There is a superficial notion that Ireland is an island. But it isn't. It is a piece of an archipelago—“our archipelago"—and the archipelago is the force of destiny.
(John Donne's maxim, No man is an island, needs amending. No island is an island!)
They do not cite that entertaining West Brit, Gogarty, on the subject, but his definition of an island is relevant. An island, he said, is a "country surrounded by a Navy". The only Navy that has ever surrounded Ireland is the British Navy.

The Spanish Navy might possibly have surrounded it at one time—in which case Ireland would have remained Irish—but it chose to do something else. The French Navy challenged the world-conquering Royal Navy, but was destroyed by it. If Germany had won the War launched against it by Britain, the Royal Navy would have shrunk and the Irish revival would have been boosted by German Celtic studies. But the Royal Navy maintained its world dominance across the centuries and was a physical presence more influential than geography.
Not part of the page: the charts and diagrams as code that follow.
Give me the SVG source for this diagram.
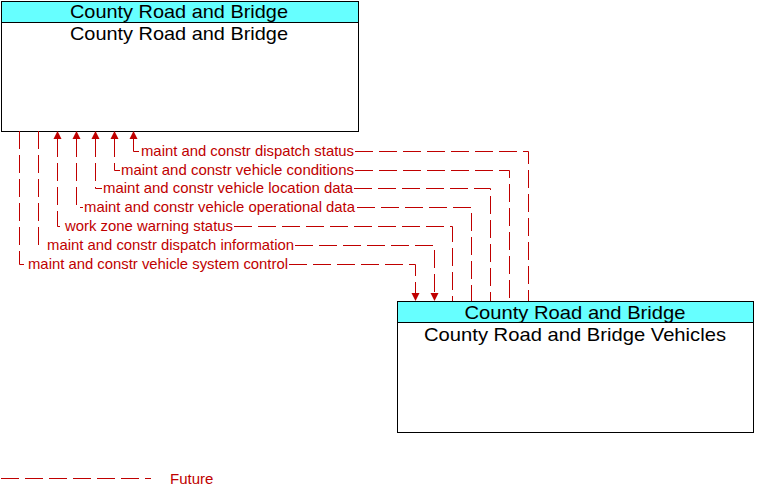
<svg xmlns="http://www.w3.org/2000/svg" width="764" height="497" viewBox="0 0 764 497">
<style>
.box{fill:#ffffff;stroke:#000000;stroke-width:1}
.hdr{fill:#66ffff;stroke:#000000;stroke-width:1}
.title{font-family:"Liberation Sans",Arial,sans-serif;font-size:19px;fill:#000000;text-anchor:middle}
.flow{fill:none;stroke:#c00000;stroke-width:1;stroke-dasharray:18 6}
.solid{fill:none;stroke:#c00000;stroke-width:1}
.lbl{font-family:"Liberation Sans",Arial,sans-serif;font-size:15px;fill:#c00000}
.arr{fill:#c00000}
</style>
<rect width="764" height="497" fill="#ffffff"/>
<g id="node-crb">
<rect class="box" x="1.5" y="1.5" width="357" height="130"/>
<rect class="hdr" x="1.5" y="1.5" width="357" height="21"/>
<text class="title" x="179" y="18" textLength="218" lengthAdjust="spacingAndGlyphs">County Road and Bridge</text>
<text class="title" x="179" y="40" textLength="218" lengthAdjust="spacingAndGlyphs">County Road and Bridge</text>
</g>
<g id="node-crbv">
<rect class="box" x="397.5" y="301.5" width="356" height="131"/>
<rect class="hdr" x="397.5" y="301.5" width="356" height="21"/>
<text class="title" x="575" y="319" textLength="221" lengthAdjust="spacingAndGlyphs">County Road and Bridge</text>
<text class="title" x="575" y="341" textLength="302" lengthAdjust="spacingAndGlyphs">County Road and Bridge Vehicles</text>
</g>
<g id="connectors">
<!-- 1 dispatch status -->
<path class="solid" d="M133.5,139 V151.5 H139"/>
<path class="flow" d="M355,151.5 H528.5 V301"/>
<polygon class="arr" points="133.5,131 129.5,139 137.5,139"/>
<text class="lbl" x="141" y="156" textLength="213" lengthAdjust="spacingAndGlyphs">maint and constr dispatch status</text>
<!-- 2 vehicle conditions -->
<path class="flow" d="M114.5,139 V170.5 H120"/>
<path class="flow" d="M355,170.5 H509.5 V301"/>
<polygon class="arr" points="114.5,131 110.5,139 118.5,139"/>
<text class="lbl" x="121" y="175" textLength="233" lengthAdjust="spacingAndGlyphs">maint and constr vehicle conditions</text>
<!-- 3 vehicle location data -->
<path class="flow" d="M95.5,139 V188.5 H102"/>
<path class="flow" d="M354,188.5 H490.5 V301"/>
<polygon class="arr" points="95.5,131 91.5,139 99.5,139"/>
<text class="lbl" x="103" y="193" textLength="250" lengthAdjust="spacingAndGlyphs">maint and constr vehicle location data</text>
<!-- 4 vehicle operational data -->
<path class="flow" d="M76.5,139 V207.5 H83"/>
<path class="flow" d="M357,207.5 H471.5 V301"/>
<polygon class="arr" points="76.5,131 72.5,139 80.5,139"/>
<text class="lbl" x="84" y="212" textLength="271" lengthAdjust="spacingAndGlyphs">maint and constr vehicle operational data</text>
<!-- 5 work zone warning status -->
<path class="flow" d="M57.5,139 V226.5 H64"/>
<path class="flow" d="M234,226.5 H452.5 V301"/>
<polygon class="arr" points="57.5,131 53.5,139 61.5,139"/>
<text class="lbl" x="65" y="231" textLength="168" lengthAdjust="spacingAndGlyphs">work zone warning status</text>
<!-- 6 dispatch information -->
<path class="flow" d="M38.5,131 V245.5"/>
<path class="flow" d="M295,245.5 H434.5 V293"/>
<polygon class="arr" points="434.5,301 430.5,293 438.5,293"/>
<text class="lbl" x="47" y="250" textLength="247" lengthAdjust="spacingAndGlyphs">maint and constr dispatch information</text>
<!-- 7 vehicle system control -->
<path class="flow" d="M19.5,131 V264.5 H27"/>
<path class="flow" d="M289,264.5 H415.5 V293"/>
<polygon class="arr" points="415.5,301 411.5,293 419.5,293"/>
<text class="lbl" x="28" y="269" textLength="260" lengthAdjust="spacingAndGlyphs">maint and constr vehicle system control</text>
</g>
<g id="legend">
<path class="flow" d="M1,478.5 H151"/>
<text class="lbl" x="170" y="484">Future</text>
</g>
</svg>
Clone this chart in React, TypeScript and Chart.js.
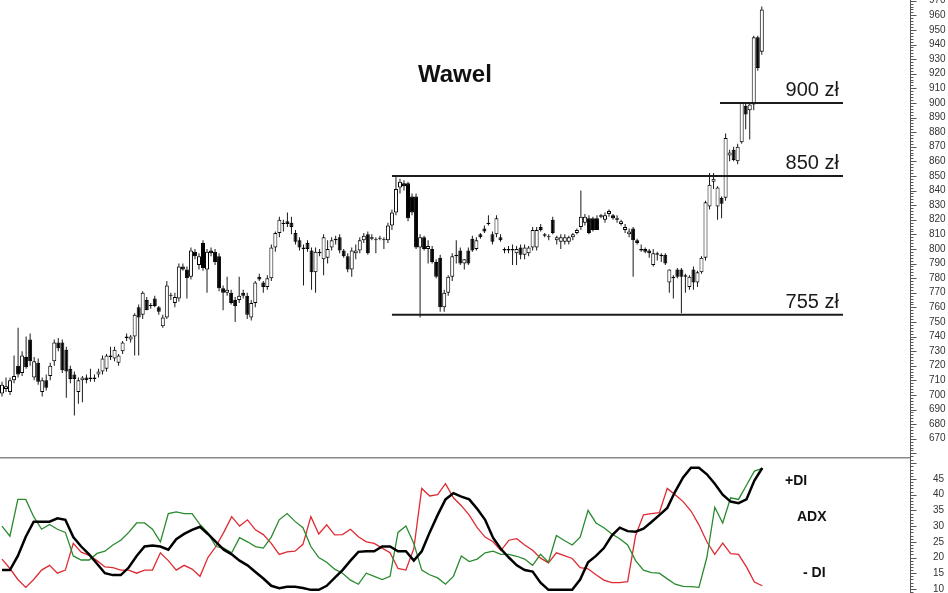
import React, { useEffect, useRef } from "react";
import { Chart, registerables } from "chart.js";
Chart.register(...registerables);

// ---- Price candles (Wawel) ----
const opens = [
  701,704,702,710,720,715,726,738,712,722,702,710,713,723,736,736,731,718,714,702,710,712,711,711,714,716,718,727,725,722,730,739,738,740,760,755,765,
  761,766,760,747,753,768,763,766,788,786,781,798,789,804,786,799,798,795,773,770,770,765,765,770,768,753,763,781,777,774,780,801,811,817,819,818,811,806,801,
  804,799,784,798,793,794,801,806,808,799,
  795,786,797,799,806,810,808,806,807,806,
  806,816,825,842,845,845,836,836,801,808,
  800,800,791,794,760,770,781,795,799,790,
  799,807,800,810,814,818,810,810,808,800,
  799,799,797,801,796,797,801,801,815,810,
  808,820,806,805,805,805,808,811,815,818,
  821,821,821,823,820,824,823,821,817,813,
  810,814,806,800,800,799,789,797,796,796,
  777,781,786,786,781,774,786,777,784,794,
  829,846,829,835,835,864,868,860,873,898,
  895,899,945,935
];
const highs = [
  709,712,712,727,746,730,740,742,726,725,712,714,722,738,739,738,733,720,716,712,713,714,718,714,718,727,728,733,733,728,737,742,741,756,762,771,767,
  763,768,761,755,778,770,770,790,790,788,801,800,797,806,800,801,800,797,775,781,772,767,781,772,770,765,778,783,778,782,803,812,822,820,825,822,813,808,803,
  806,801,801,800,810,806,808,809,810,800,
  797,801,803,808,811,812,810,808,809,808,
  818,827,850,848,847,846,838,838,810,809,
  806,802,793,796,772,782,797,806,801,793,
  801,809,808,811,816,823,812,823,810,801,
  802,803,802,803,803,802,815,815,817,811,
  810,822,809,810,810,809,811,814,840,824,
  823,822,823,824,825,827,824,823,820,817,
  814,815,807,803,801,800,800,798,797,797,
  786,782,787,787,783,782,788,785,795,833,
  852,852,843,836,879,868,870,872,900,900,
  900,946,946,966
];
const lows = [
  699,702,700,708,712,713,718,720,710,707,699,703,710,720,730,715,698,708,686,694,695,708,709,709,712,714,716,724,723,720,728,737,736,727,727,752,758,
  759,760,755,746,752,765,760,764,785,766,779,793,786,785,770,795,789,771,758,768,762,750,763,766,752,751,760,778,770,772,778,798,808,812,815,810,803,799,775,
  798,772,770,795,782,790,799,803,797,794,
  784,781,793,797,804,796,806,797,806,800,
  804,813,823,838,840,819,823,800,753,799,
  790,790,780,757,757,768,778,790,789,786,
  789,798,799,807,811,816,803,808,805,797,
  797,789,789,793,793,795,799,799,812,808,
  806,810,803,800,803,803,806,810,813,816,
  810,812,813,821,818,822,820,818,816,811,
  808,781,803,798,797,794,788,792,791,789,
  770,766,780,756,770,772,772,774,783,792,
  827,841,820,821,833,860,860,858,872,882,
  875,895,922,933
];
const closes = [
  707,706,710,713,714,727,719,723,723,709,710,705,720,736,732,717,716,711,711,710,712,710,712,712,716,725,727,726,731,727,736,740,740,755,753,770,758,
  761,761,757,753,775,768,767,788,786,780,799,795,795,787,798,797,791,773,770,772,763,761,768,768,755,763,777,779,774,780,801,811,820,818,817,815,805,801,800,
  800,784,798,797,808,800,806,807,799,795,
  786,799,799,806,809,797,807,806,807,806,
  816,825,841,846,843,821,825,801,808,800,
  802,791,781,760,770,781,795,796,790,793,
  790,799,806,808,812,817,805,821,806,799,
  800,800,800,796,801,801,813,813,813,809,
  808,811,808,808,808,808,810,813,822,822,
  811,813,813,822,823,826,821,820,819,815,
  812,806,804,799,798,797,797,796,795,790,
  786,780,781,781,782,781,777,784,794,832,
  844,848,842,831,876,866,861,870,900,892,
  899,945,924,964
];

// ---- Horizontal levels ----
const levels = [900, 850, 755];
const levelLabels = ["900 zł", "850 zł", "755 zł"];
const levelStarts = [178.6, 97, 97];
const levelEnds = [209.2, 209.2, 209.2];
const levelLabelIndex = 208.2;
const chartTitle = "Wawel";

// ---- DMI indicator (sampled every second session) ----
const adx = [
  16,16,20.5,26.6,31.4,31.4,31.4,32.5,32,26.5,
  23.5,21,18,15,14.4,14.4,16.8,20.5,23.5,23.8,
  23.5,22.5,25.8,27.5,28.8,29.8,27.5,25,22.5,21,
  19,17.5,15.4,13.3,11,10.2,10.7,10.7,10.3,9.7,
  9.7,11,13.5,16,19,21.8,22,22,23.5,23.5,
  22,22,19,22,28,33.5,38.5,40.5,39.4,38.5,
  35.5,32,26.3,22.7,20,17.5,16,15.5,12,9.7,
  9.7,9.7,9.7,13,18.5,20.5,23,27,29.5,28.4,
  28.2,29.2,31.3,33.5,35.8,41,45.5,48.6,48.6,46.5,
  43.5,40,37.8,37.3,38.5,44.5,48.5
];
const plusDI = [
  30,26.8,38.5,38.5,33,29,30.5,29,28,20.5,
  19.2,19.2,21.3,22,24,25.5,28,31,31,29,
  25,34,34.5,34,34,30.5,27.8,23.5,23,21.5,
  26.3,25,23.5,23,26.5,32,34,31.5,29.5,23.5,
  20,18.5,16.3,15,12.8,11.5,15,14,13,14,
  28,30,24.5,16,14.5,13.5,11.5,14,20.5,18.7,
  19.5,21.5,22,21,21,20.4,19.5,17.5,21,18.5,
  27,25.4,24,26.5,35,31,29.5,27.5,26,24,
  19,16,15.2,15,13.2,11.5,10.8,10.7,10.5,20,
  36,31,39,38.5,43,47.5,48.4
];
const minusDI = [
  19.5,16.5,13,10.5,13,16,17.5,15,16,24.5,
  21.7,20.7,19,17,16.8,16,16,15,16,16,
  21.5,19,16,17.5,16.3,14,20,23.5,28,33,
  30,32,28.8,27.3,24.5,21,21.8,22,24.2,33,
  27.5,30.4,27.2,27.3,29,26.6,25,24.5,23,21.5,
  16.5,16,22.8,42,39.6,40,43.5,39,36.5,33.5,
  29.5,26.5,25,22.2,25.5,26,24,22.3,19.8,18.3,
  21.5,20.6,19.7,16.8,16.4,14.5,12.8,12,12,12.3,
  27,33.6,34,34.3,42,40,37.8,34.8,30.4,25,
  21,24.6,21.2,21,17,12.2,11
];
const indicatorLabels = ["+DI", "ADX", "- DI"];

const FONT = "'Liberation Sans', Arial, sans-serif";

export default function App() {
  const topRef = useRef<HTMLCanvasElement>(null);
  const botRef = useRef<HTMLCanvasElement>(null);

  useEffect(() => {
    const bodyData = opens.map((o, i) => ({ x: i, y: [o, closes[i]] }));
    const wickData = opens.map((_, i) => ({ x: i, y: [lows[i], highs[i]] }));
    const bodyColors = opens.map((o, i) => (closes[i] >= o ? "#ffffff" : "#000000"));

    const topDecor = {
      id: "topDecor",
      afterDraw(chart: any) {
        const { ctx, chartArea, scales } = chart;
        const ys = scales.y;
        const xs = scales.x;
        ctx.save();
        const ax = Math.round(chartArea.right) + 0.5;
        ctx.strokeStyle = "#555";
        ctx.lineWidth = 1;
        ctx.beginPath();
        ctx.moveTo(ax, 0);
        ctx.lineTo(ax, chart.height);
        ctx.stroke();
        for (let v = 658; v <= 970; v += 2) {
          const py = Math.round(ys.getPixelForValue(v)) + 0.5;
          const len = v % 10 === 0 ? 6 : 3;
          ctx.beginPath();
          ctx.moveTo(ax, py);
          ctx.lineTo(ax + len, py);
          ctx.stroke();
        }
        ctx.fillStyle = "#1a1a1a";
        ctx.font = `20px ${FONT}`;
        ctx.textAlign = "right";
        ctx.textBaseline = "alphabetic";
        levels.forEach((lv, j) => {
          ctx.fillText(levelLabels[j], xs.getPixelForValue(levelLabelIndex), ys.getPixelForValue(lv) - 7);
        });
        ctx.font = `bold 24px ${FONT}`;
        ctx.textAlign = "left";
        ctx.fillStyle = "#111";
        ctx.fillText(chartTitle, 418, 82);
        ctx.restore();
      },
    };

    const botDecor = {
      id: "botDecor",
      afterDraw(chart: any) {
        const { ctx, chartArea, scales } = chart;
        const ys = scales.y;
        ctx.save();
        const ax = Math.round(chartArea.right) + 0.5;
        ctx.strokeStyle = "#888";
        ctx.lineWidth = 1.5;
        ctx.beginPath();
        ctx.moveTo(0, 0.75);
        ctx.lineTo(ax, 0.75);
        ctx.stroke();
        ctx.strokeStyle = "#555";
        ctx.lineWidth = 1;
        ctx.beginPath();
        ctx.moveTo(ax, 0);
        ctx.lineTo(ax, chart.height);
        ctx.stroke();
        for (let v = 9; v <= 51; v += 1) {
          const py = Math.round(ys.getPixelForValue(v)) + 0.5;
          const len = v % 5 === 0 ? 6 : 3;
          ctx.beginPath();
          ctx.moveTo(ax, py);
          ctx.lineTo(ax + len, py);
          ctx.stroke();
        }
        ctx.fillStyle = "#111";
        ctx.font = `bold 14px ${FONT}`;
        ctx.textAlign = "left";
        ctx.textBaseline = "middle";
        ctx.fillText(indicatorLabels[0], 785, 24);
        ctx.fillText(indicatorLabels[1], 797, 60);
        ctx.fillText(indicatorLabels[2], 803, 116);
        ctx.restore();
      },
    };

    const priceLabel = (value: any) => {
      const v = Number(value);
      const r = Math.round(v);
      return Math.abs(v - r) < 1e-6 && r % 10 === 0 && r >= 670 && r <= 970 ? String(r) : "";
    };
    const dmiLabel = (value: any) => {
      const v = Number(value);
      const r = Math.round(v);
      return Math.abs(v - r) < 1e-6 && r % 5 === 0 && r >= 10 && r <= 45 ? String(r) : "";
    };

    const top = new Chart(topRef.current as HTMLCanvasElement, {
      type: "bar",
      data: {
        datasets: [
          ...levels.map((lv, j) => ({
            type: "line" as const,
            data: [
              { x: levelStarts[j], y: lv },
              { x: levelEnds[j], y: lv },
            ],
            borderColor: "#1c1c1c",
            borderWidth: 2,
            pointRadius: 0,
            fill: false,
            order: 1,
          })),
          {
            type: "bar" as const,
            data: bodyData as any,
            backgroundColor: bodyColors,
            borderColor: "#000000",
            borderWidth: 1,
            borderSkipped: false,
            barThickness: 4,
            grouped: false,
            minBarLength: 1,
            inflateAmount: 0,
            order: 2,
          },
          {
            type: "bar" as const,
            data: wickData as any,
            backgroundColor: "#1a1a1a",
            borderWidth: 0,
            barThickness: 1,
            grouped: false,
            inflateAmount: 0,
            order: 3,
          },
        ] as any,
      },
      options: {
        responsive: false,
        animation: false,
        events: [],
        layout: { padding: 0 },
        plugins: { legend: { display: false }, tooltip: { enabled: false } },
        scales: {
          x: { type: "linear", display: false, min: -0.4975, max: 225.87, offset: false },
          y: {
            type: "linear",
            position: "right",
            min: 657.5,
            max: 970.5,
            grid: { display: false },
            border: { display: false },
            ticks: {
              stepSize: 10,
              autoSkip: false,
              includeBounds: false,
              padding: 11,
              color: "#333",
              font: { size: 10, family: FONT },
              callback: priceLabel,
            },
            afterFit: (s: any) => {
              s.width = 38;
              s.paddingTop = 0;
              s.paddingBottom = 0;
            },
          },
        },
      } as any,
      plugins: [topDecor],
    });

    const idx = adx.map((_, k) => k);
    const bot = new Chart(botRef.current as HTMLCanvasElement, {
      type: "line",
      data: {
        datasets: [
          {
            data: idx.map((k) => ({ x: k, y: adx[k] })),
            borderColor: "#000000",
            borderWidth: 2.5,
            pointRadius: 0,
            tension: 0,
            order: 1,
          },
          {
            data: idx.map((k) => ({ x: k, y: plusDI[k] })),
            borderColor: "#2a8a2e",
            borderWidth: 1.3,
            pointRadius: 0,
            tension: 0,
            order: 2,
          },
          {
            data: idx.map((k) => ({ x: k, y: minusDI[k] })),
            borderColor: "#df2a32",
            borderWidth: 1.3,
            pointRadius: 0,
            tension: 0,
            order: 3,
          },
        ],
      },
      options: {
        responsive: false,
        animation: false,
        events: [],
        layout: { padding: 0 },
        plugins: { legend: { display: false }, tooltip: { enabled: false } },
        scales: {
          x: { type: "linear", display: false, min: -0.2525, max: 114.65, offset: false },
          y: {
            type: "linear",
            position: "right",
            min: 8.7,
            max: 52,
            grid: { display: false },
            border: { display: false },
            ticks: {
              stepSize: 5,
              autoSkip: false,
              includeBounds: false,
              padding: 15,
              color: "#333",
              font: { size: 10, family: FONT },
              callback: dmiLabel,
            },
            afterFit: (s: any) => {
              s.width = 38;
              s.paddingTop = 0;
              s.paddingBottom = 0;
            },
          },
        },
      } as any,
      plugins: [botDecor],
    });

    return () => {
      top.destroy();
      bot.destroy();
    };
  }, []);

  return (
    <div
      style={{
        position: "absolute",
        left: 0,
        top: 0,
        width: 948,
        height: 593,
        background: "#ffffff",
        overflow: "hidden",
      }}
    >
      <canvas ref={topRef} width={948} height={457} style={{ display: "block", width: 948, height: 457 }} />
      <canvas ref={botRef} width={948} height={136} style={{ display: "block", width: 948, height: 136 }} />
    </div>
  );
}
Ireland appeared to be on its last legs when it joined the Common Market along with Britain. "Is Ireland Dying?" was the title of one of the topical books of that period. The only real sign of life in it was the War in the North, and that was disowned by the State with widespread social approval, even though the Constitution of the State held that British government in the North was illegitimate.

Official Ireland escaped from itself into Europe. It was Britain's second voice in Europe. But Europe was obliged by its own Constitution to treat Ireland as if it was a nation-state in earnest, with a national language. Europe took it more seriously than it took itself, and elements in Ireland responded.

The 'archipelago' status of Ireland may now be in jeopardy. What will happen if it comes about that the Royal Navy lies between Ireland and Britain?

The Irish Times, a piece of Britain frozen in a time warp, is bewildered by this turn of events. It sees the Mother Country as having embarked on a "perilous and ill-planned expedition into the wilderness", and sees it as a matter of great importance that Ireland should keep up a "vital relationship" with it in that wilderness!